#### Exercise input ####

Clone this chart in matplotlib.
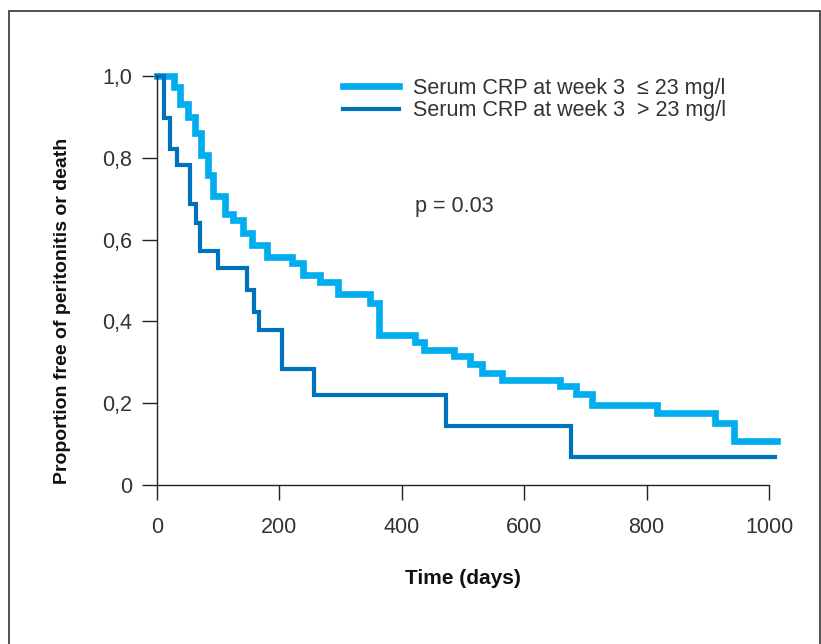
import matplotlib
matplotlib.use("Agg")
import matplotlib.pyplot as plt
from matplotlib.patches import Rectangle

plt.rcParams['font.family'] = ['Liberation Sans', 'DejaVu Sans']

# Kaplan-Meier steps (day of drop, proportion after the drop)
low_days = [0, 28, 38, 51, 62, 72, 83, 91, 111, 124, 141, 156, 179, 220, 239, 267,
            296, 348, 362, 422, 436, 485, 511, 531, 564, 659, 684, 711, 817, 912, 943, 1013]
low_surv = [1.0, 0.974, 0.931, 0.900, 0.860, 0.808, 0.758, 0.707, 0.663, 0.648, 0.615,
            0.588, 0.558, 0.542, 0.513, 0.497, 0.466, 0.444, 0.367, 0.350, 0.330, 0.316,
            0.295, 0.275, 0.257, 0.242, 0.222, 0.196, 0.175, 0.151, 0.108, 0.108]

high_days = [0, 11, 22, 33, 54, 64, 70, 100, 147, 158, 167, 204, 257, 473, 677, 1009]
high_surv = [1.0, 0.897, 0.821, 0.782, 0.686, 0.640, 0.572, 0.530, 0.477, 0.422, 0.379,
             0.283, 0.220, 0.145, 0.069, 0.069]

labels = ["Serum CRP at week 3  \u2264 23 mg/l", "Serum CRP at week 3  > 23 mg/l"]
yticks = [0, 0.2, 0.4, 0.6, 0.8, 1.0]
ytick_labels = ["0", "0,2", "0,4", "0,6", "0,8", "1,0"]
xticks = [0, 200, 400, 600, 800, 1000]

light = "#00aeef"
dark = "#0072bb"
txt = "#333333"

fig = plt.figure(figsize=(8.21, 6.44), dpi=100)
ax = fig.add_axes([157 / 821, 1 - 485 / 644, 612 / 821, 409 / 644])

ax.step(low_days, low_surv, where="post", color=light, lw=4.8, clip_on=False,
        solid_joinstyle="miter", label=labels[0])
ax.step(high_days, high_surv, where="post", color=dark, lw=3.0, clip_on=False,
        solid_joinstyle="miter", label=labels[1])

ax.set_xlim(0, 1000)
ax.set_ylim(0, 1)
for s in ["top", "right"]:
    ax.spines[s].set_visible(False)
for s in ["left", "bottom"]:
    ax.spines[s].set_color("#222222")
    ax.spines[s].set_linewidth(1.0)

ax.set_yticks(yticks)
ax.set_yticklabels(ytick_labels)
ax.set_xticks(xticks)
ax.tick_params(axis="both", direction="out", length=11, width=1.0, color="#222222",
               labelsize=15.5, labelcolor=txt)
ax.tick_params(axis="y", pad=7)
ax.tick_params(axis="x", pad=12)

ax.set_xlabel("Time (days)", fontsize=15, fontweight="bold", color="#111111", labelpad=22)
fig.text(63 / 821, 1 - 311 / 644, "Proportion free of peritonitis or death",
         rotation=90, ha="center", va="center", fontsize=14, fontweight="bold",
         color="#111111")

ax.text(421, 0.682, "p = 0.03", fontsize=15.5, color=txt, ha="left", va="center")

leg = ax.legend(loc="upper left", bbox_to_anchor=(343 / 821, 1 - 78 / 644),
                bbox_transform=fig.transFigure, frameon=False, fontsize=15.5,
                handlelength=2.6, handletextpad=0.65, labelspacing=0.05, borderpad=0,
                borderaxespad=0)
for t in leg.get_texts():
    t.set_color(txt)
leg.get_lines()[0].set_linewidth(4.8)
leg.get_lines()[1].set_linewidth(3.0)

fig.patches.append(Rectangle((9 / 821, -0.05), 811 / 821, 1.05 - 11 / 644,
                             transform=fig.transFigure, fill=False,
                             edgecolor="#333333", lw=1.2))

fig.savefig("out.png", dpi=100)
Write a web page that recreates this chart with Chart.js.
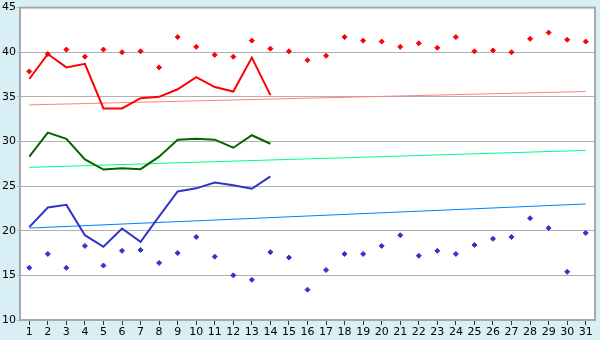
<!DOCTYPE html>
<html>
<head>
<meta charset="utf-8">
<script src="https://cdn.jsdelivr.net/npm/chart.js@4"></script>
<style>
  html, body { margin: 0; padding: 0; background: #d9eff6; }
  #wrap { width: 600px; height: 340px; }
</style>
</head>
<body>
<div id="wrap"><canvas id="myChart" width="600" height="340"></canvas></div>
<script>
const days = [];
for (let i = 1; i <= 31; ++i) {
  days.push('' + i);
}

// daily highs / lows (points)
const highs = [37.85, 39.8, 40.3, 39.5, 40.3, 40.0, 40.1, 38.3, 41.7, 40.6, 39.7, 39.5, 41.3, 40.4, 40.1,
  39.1, 39.6, 41.7, 41.3, 41.2, 40.6, 41.0, 40.5, 41.7, 40.1, 40.2, 40.0, 41.5, 42.2, 41.4, 41.2];
const lows = [15.85, 17.4, 15.85, 18.3, 16.1, 17.75, 17.85, 16.4, 17.5, 19.3, 17.1, 15.0, 14.5, 17.6, 17.0,
  13.4, 15.6, 17.4, 17.4, 18.3, 19.5, 17.2, 17.75, 17.4, 18.4, 19.1, 19.3, 21.4, 20.3, 15.4, 19.75];

// lines, first 14 days
const maxLine = [37.0, 39.8, 38.3, 38.7, 33.7, 33.7, 34.85, 35.0, 35.85, 37.2, 36.1, 35.6, 39.4, 35.2];
const meanLine = [28.3, 31.0, 30.3, 28.0, 26.85, 27.0, 26.9, 28.3, 30.2, 30.3, 30.2, 29.3, 30.7, 29.75];
const minLine = [20.4, 22.6, 22.9, 19.5, 18.2, 20.25, 18.75, 21.6, 24.4, 24.75, 25.4, 25.1, 24.7, 26.1];

// trend lines: value at day 1 and day 31
const maxTrend = [34.1, 35.6];
const meanTrend = [27.1, 29.0];
const minTrend = [20.3, 23.0];

function trend(vals) {
  return [{ x: days[0], y: vals[0] }, { x: days[days.length - 1], y: vals[1] }];
}

const frame = {
  id: 'frame',
  beforeDraw(chart) {
    const { ctx, chartArea: a } = chart;
    ctx.save();
    ctx.fillStyle = '#d9eff6';
    ctx.fillRect(0, 0, chart.width, chart.height);
    ctx.fillStyle = '#ffffff';
    ctx.fillRect(a.left, a.top, a.right - a.left, a.bottom - a.top);
    ctx.restore();
  },
  afterDraw(chart) {
    const { ctx, chartArea: a } = chart;
    ctx.save();
    ctx.strokeStyle = '#a8a8a8';
    ctx.lineWidth = 2;
    ctx.strokeRect(a.left, a.top, a.right - a.left, a.bottom - a.top);
    ctx.restore();
  }
};

const lineBase = { pointRadius: 0, borderWidth: 2, fill: false, tension: 0 };
const dotBase = { showLine: false, pointStyle: 'rectRot', pointRadius: 2.5, pointBorderWidth: 1 };

const config = {
  type: 'line',
  data: {
    labels: days,
    datasets: [
      Object.assign({ data: maxLine, borderColor: '#ff0000', order: 1 }, lineBase),
      Object.assign({ data: meanLine, borderColor: '#006600', order: 2 }, lineBase),
      Object.assign({ data: minLine, borderColor: '#3333cc', order: 3 }, lineBase),
      Object.assign({ data: highs, backgroundColor: '#ff0000', borderColor: '#ff0000', order: 0 }, dotBase),
      Object.assign({ data: lows, backgroundColor: '#3333cc', borderColor: '#3333cc', order: 0 }, dotBase),
      { data: trend(maxTrend), borderColor: '#ff8080', borderWidth: 1, pointRadius: 0, order: 5 },
      { data: trend(meanTrend), borderColor: '#00ff80', borderWidth: 1, pointRadius: 0, order: 5 },
      { data: trend(minTrend), borderColor: '#0080ff', borderWidth: 1, pointRadius: 0, order: 5 }
    ]
  },
  options: {
    responsive: false,
    animation: false,
    layout: { padding: { top: 5, right: 5, left: 0, bottom: 0 } },
    plugins: { legend: { display: false }, tooltip: { enabled: false } },
    scales: {
      x: {
        offset: true,
        grid: { drawOnChartArea: false, tickLength: 5, color: '#333333', offset: false },
        border: { color: '#a8a8a8', width: 2 },
        ticks: { color: '#000', font: { family: 'DejaVu Sans', size: 11 }, padding: 1, maxRotation: 0, autoSkip: false },
        afterFit: (s) => { s.height = 20; }
      },
      y: {
        min: 10,
        max: 45,
        ticks: { stepSize: 5, color: '#000', font: { family: 'DejaVu Sans', size: 11 }, padding: 1 },
        grid: { color: '#b0b0b0', tickLength: 3 },
        border: { color: '#a8a8a8', width: 2 },
        afterFit: (s) => { s.width = 20; }
      }
    }
  },
  plugins: [frame]
};

const myChart = new Chart(document.getElementById('myChart'), config);
</script>
</body>
</html>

####

• _Aim of the exercise_: Write out the lines from the start of the material to the line with "0.151, 0.108, 0.108]", inclusive and exactly. Skip the pictures.

• _Worked answer_:
Clone this chart in matplotlib.
import matplotlib
matplotlib.use("Agg")
import matplotlib.pyplot as plt
from matplotlib.patches import Rectangle

plt.rcParams['font.family'] = ['Liberation Sans', 'DejaVu Sans']

# Kaplan-Meier steps (day of drop, proportion after the drop)
low_days = [0, 28, 38, 51, 62, 72, 83, 91, 111, 124, 141, 156, 179, 220, 239, 267,
            296, 348, 362, 422, 436, 485, 511, 531, 564, 659, 684, 711, 817, 912, 943, 1013]
low_surv = [1.0, 0.974, 0.931, 0.900, 0.860, 0.808, 0.758, 0.707, 0.663, 0.648, 0.615,
            0.588, 0.558, 0.542, 0.513, 0.497, 0.466, 0.444, 0.367, 0.350, 0.330, 0.316,
            0.295, 0.275, 0.257, 0.242, 0.222, 0.196, 0.175, 0.151, 0.108, 0.108]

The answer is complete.